──────── Dataset extract ────────

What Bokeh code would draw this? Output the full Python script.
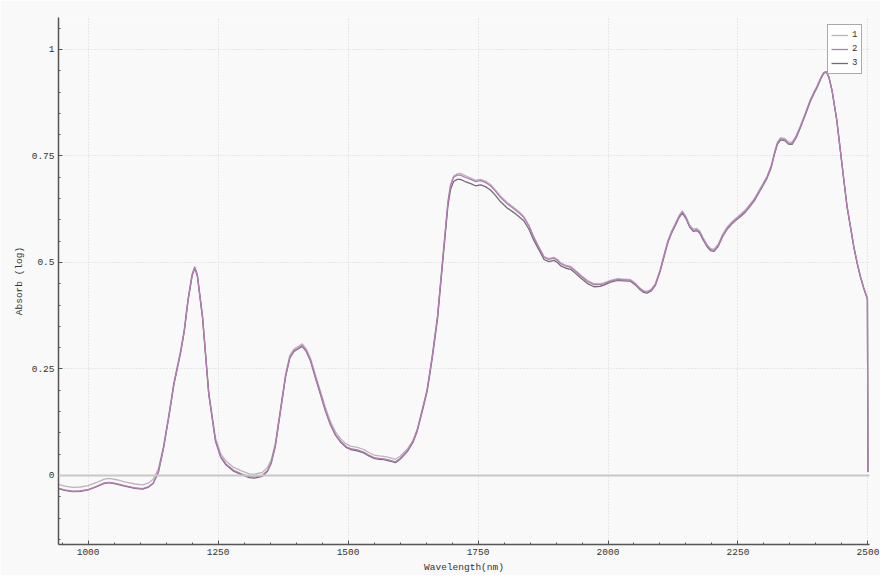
from bokeh.plotting import figure
from bokeh.models import FixedTicker, Span, Legend, LegendItem
from bokeh.embed import file_html
from bokeh.resources import INLINE

wavelength = [943, 955, 970, 985, 1000, 1015, 1030, 1040, 1055, 1070,
              1090, 1105, 1115, 1125, 1135, 1145, 1155, 1165, 1178, 1185,
              1192, 1200, 1205, 1210, 1220, 1232, 1245, 1255, 1265, 1280,
              1295, 1310, 1320, 1335, 1345, 1352, 1360, 1370, 1380, 1388,
              1396, 1405, 1412, 1420, 1428, 1437, 1447, 1456, 1466, 1476,
              1486, 1496, 1505, 1518, 1530, 1540, 1550, 1560, 1569, 1580,
              1591, 1600, 1614, 1625, 1633, 1642, 1652, 1662, 1672, 1680,
              1686, 1692, 1697, 1703, 1710, 1716, 1725, 1736, 1745, 1755,
              1764, 1774, 1783, 1793, 1806, 1819, 1830, 1838, 1848, 1857,
              1867, 1877, 1886, 1896, 1903, 1909, 1918, 1928, 1937, 1947,
              1960, 1973, 1985, 1992, 2005, 2018, 2030, 2043, 2052, 2060,
              2068, 2075, 2083, 2091, 2100, 2107, 2115, 2122, 2130, 2137,
              2143, 2150, 2157, 2164, 2170, 2176, 2183, 2190, 2197, 2204,
              2212, 2220, 2229, 2238, 2247, 2255, 2264, 2272, 2281, 2290,
              2298, 2306, 2314, 2320, 2326, 2332, 2340, 2347, 2354, 2362,
              2370, 2380, 2389, 2396, 2402, 2410, 2415, 2420, 2425, 2431,
              2440, 2447, 2454, 2460, 2467, 2473, 2480, 2486, 2492, 2499,
              2500]

series_1 = [-0.021, -0.025, -0.028, -0.027, -0.024, -0.017, -0.009, -0.007, -0.010, -0.015,
            -0.020, -0.022, -0.018, -0.009, 0.015, 0.069, 0.141, 0.219, 0.294, 0.344,
            0.414, 0.473, 0.490, 0.473, 0.376, 0.197, 0.088, 0.051, 0.034, 0.019,
            0.011, 0.004, 0.003, 0.007, 0.019, 0.036, 0.075, 0.157, 0.239, 0.282,
            0.297, 0.304, 0.309, 0.296, 0.274, 0.237, 0.197, 0.161, 0.127, 0.102,
            0.086, 0.074, 0.069, 0.066, 0.061, 0.054, 0.048, 0.046, 0.045, 0.042,
            0.038, 0.045, 0.062, 0.083, 0.109, 0.152, 0.202, 0.282, 0.374, 0.482,
            0.562, 0.642, 0.682, 0.703, 0.708, 0.709, 0.704, 0.698, 0.693, 0.695,
            0.691, 0.683, 0.671, 0.656, 0.641, 0.629, 0.618, 0.608, 0.587, 0.561,
            0.537, 0.514, 0.509, 0.512, 0.507, 0.499, 0.494, 0.491, 0.482, 0.471,
            0.458, 0.450, 0.450, 0.452, 0.458, 0.462, 0.461, 0.460, 0.452, 0.442,
            0.434, 0.432, 0.437, 0.450, 0.482, 0.515, 0.551, 0.573, 0.593, 0.611,
            0.621, 0.608, 0.588, 0.578, 0.580, 0.575, 0.558, 0.543, 0.533, 0.531,
            0.543, 0.565, 0.583, 0.595, 0.605, 0.613, 0.623, 0.635, 0.649, 0.668,
            0.685, 0.703, 0.728, 0.758, 0.783, 0.793, 0.791, 0.783, 0.782, 0.798,
            0.821, 0.852, 0.882, 0.900, 0.914, 0.936, 0.946, 0.948, 0.935, 0.904,
            0.835, 0.763, 0.690, 0.630, 0.580, 0.536, 0.495, 0.465, 0.440, 0.415,
            0.010]

series_2 = [-0.030, -0.034, -0.037, -0.036, -0.033, -0.026, -0.018, -0.016, -0.019, -0.024,
            -0.029, -0.031, -0.027, -0.018, 0.008, 0.065, 0.137, 0.215, 0.290, 0.340,
            0.410, 0.470, 0.488, 0.470, 0.372, 0.192, 0.082, 0.045, 0.027, 0.012,
            0.004, -0.003, -0.004, 0.000, 0.012, 0.030, 0.070, 0.153, 0.235, 0.278,
            0.293, 0.300, 0.305, 0.292, 0.270, 0.232, 0.192, 0.155, 0.121, 0.096,
            0.080, 0.068, 0.063, 0.060, 0.055, 0.048, 0.042, 0.040, 0.039, 0.036,
            0.032, 0.040, 0.058, 0.080, 0.106, 0.150, 0.200, 0.280, 0.372, 0.480,
            0.560, 0.640, 0.680, 0.700, 0.705, 0.705, 0.700, 0.695, 0.690, 0.692,
            0.688, 0.680, 0.668, 0.653, 0.638, 0.626, 0.615, 0.606, 0.585, 0.559,
            0.535, 0.512, 0.507, 0.510, 0.505, 0.497, 0.492, 0.489, 0.480, 0.469,
            0.456, 0.448, 0.448, 0.450, 0.456, 0.460, 0.459, 0.458, 0.450, 0.440,
            0.432, 0.430, 0.435, 0.448, 0.480, 0.512, 0.548, 0.570, 0.590, 0.608,
            0.618, 0.605, 0.585, 0.575, 0.577, 0.572, 0.555, 0.540, 0.530, 0.528,
            0.540, 0.562, 0.580, 0.592, 0.602, 0.610, 0.620, 0.632, 0.646, 0.665,
            0.682, 0.700, 0.725, 0.755, 0.780, 0.790, 0.788, 0.780, 0.779, 0.795,
            0.818, 0.850, 0.880, 0.898, 0.912, 0.935, 0.945, 0.948, 0.935, 0.904,
            0.835, 0.763, 0.690, 0.630, 0.580, 0.536, 0.495, 0.465, 0.440, 0.415,
            0.010]

series_3 = [-0.031, -0.035, -0.038, -0.037, -0.034, -0.027, -0.019, -0.017, -0.020, -0.025,
            -0.030, -0.032, -0.028, -0.019, 0.007, 0.064, 0.136, 0.214, 0.289, 0.339,
            0.409, 0.469, 0.487, 0.469, 0.371, 0.191, 0.080, 0.043, 0.025, 0.010,
            0.002, -0.005, -0.006, -0.002, 0.010, 0.028, 0.068, 0.151, 0.233, 0.276,
            0.291, 0.298, 0.303, 0.290, 0.268, 0.230, 0.190, 0.153, 0.119, 0.094,
            0.078, 0.066, 0.061, 0.058, 0.053, 0.046, 0.040, 0.038, 0.037, 0.034,
            0.030, 0.038, 0.056, 0.078, 0.104, 0.147, 0.197, 0.276, 0.367, 0.474,
            0.553, 0.632, 0.671, 0.690, 0.695, 0.695, 0.690, 0.685, 0.680, 0.682,
            0.678, 0.670, 0.658, 0.643, 0.628, 0.617, 0.606, 0.598, 0.578, 0.553,
            0.530, 0.507, 0.502, 0.505, 0.500, 0.492, 0.487, 0.484, 0.475, 0.464,
            0.451, 0.443, 0.444, 0.447, 0.454, 0.458, 0.457, 0.456, 0.448, 0.438,
            0.430, 0.428, 0.433, 0.446, 0.478, 0.510, 0.546, 0.568, 0.588, 0.606,
            0.616, 0.603, 0.583, 0.573, 0.575, 0.570, 0.553, 0.538, 0.528, 0.526,
            0.538, 0.560, 0.578, 0.590, 0.600, 0.608, 0.618, 0.630, 0.644, 0.663,
            0.680, 0.698, 0.723, 0.753, 0.778, 0.788, 0.786, 0.778, 0.777, 0.793,
            0.816, 0.848, 0.878, 0.896, 0.910, 0.933, 0.944, 0.947, 0.934, 0.903,
            0.834, 0.762, 0.689, 0.629, 0.579, 0.535, 0.494, 0.464, 0.439, 0.414,
            0.008]

series_names = ["1", "2", "3"]
series_colors = ["#bdb3bd", "#b57bb5", "#6e6e6e"]
x_ticks = [1000, 1250, 1500, 1750, 2000, 2250, 2500]
y_ticks = [0, 0.25, 0.5, 0.75, 1]

FONT = "Liberation Mono"
BG = "#f9f9f9"

p = figure(width=880, height=575, output_backend="svg", toolbar_location=None,
           x_range=(943, 2503), y_range=(-0.162, 1.075),
           min_border_left=58, min_border_right=11, min_border_top=17, min_border_bottom=31,
           background_fill_color=BG, border_fill_color=BG, outline_line_color=None)

zero = Span(location=0, dimension="width", line_color="#c8c8c8", line_width=2)
p.add_layout(zero)

r1 = p.line(wavelength, series_1, line_color=series_colors[0], line_width=1.3, line_join="round")
r3 = p.line(wavelength, series_3, line_color=series_colors[2], line_width=1.3, line_join="round")
r2 = p.line(wavelength, series_2, line_color=series_colors[1], line_width=1.3, line_join="round")

legend = Legend(items=[LegendItem(label=series_names[0], renderers=[r1]),
                       LegendItem(label=series_names[1], renderers=[r2]),
                       LegendItem(label=series_names[2], renderers=[r3])],
                location="top_right", margin=7, padding=3, spacing=0,
                glyph_width=17, glyph_height=14, label_standoff=4,
                label_text_font=FONT, label_text_font_size="9px", label_text_color="#333333",
                label_height=14, label_width=6,
                border_line_color="#555555", border_line_width=1,
                background_fill_color="#ffffff", background_fill_alpha=1.0)
p.add_layout(legend)

p.xaxis.ticker = FixedTicker(ticks=x_ticks, minor_ticks=list(range(950, 2501, 50)))
p.yaxis.ticker = FixedTicker(ticks=y_ticks, minor_ticks=[round(-0.15 + 0.05 * i, 2) for i in range(25)])

for ax in (p.xaxis, p.yaxis):
    ax.axis_line_color = "#555555"
    ax.axis_line_width = 1.5
    ax.major_tick_line_color = "#555555"
    ax.minor_tick_line_color = "#555555"
    ax.major_tick_in = 4
    ax.major_tick_out = 0
    ax.minor_tick_in = 2
    ax.minor_tick_out = 0
    ax.major_label_text_font = FONT
    ax.major_label_text_font_size = "9.5px"
    ax.major_label_text_color = "#333333"
    ax.axis_label_text_font = FONT
    ax.axis_label_text_font_size = "9.5px"
    ax.axis_label_text_font_style = "normal"
    ax.axis_label_text_color = "#333333"
    ax.major_label_standoff = 4
    ax.axis_label_standoff = 4

p.xaxis.axis_label = "Wavelength(nm)"
p.yaxis.axis_label = "Absorb (log)"

for g in (p.xgrid, p.ygrid):
    g.grid_line_color = "#d4d4d4"
    g.grid_line_dash = "1 2"
    g.grid_line_width = 1

open("out.html", "w").write(file_html(p, INLINE))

────────

▶ [Problem description]:
Transcribe the opening line of the listing above, please, and every line after it through the line with "from bokeh.resources import INLINE", word for word, without pictures.

▶ [Full response]:
What Bokeh code would draw this? Output the full Python script.
from bokeh.plotting import figure
from bokeh.models import FixedTicker, Span, Legend, LegendItem
from bokeh.embed import file_html
from bokeh.resources import INLINE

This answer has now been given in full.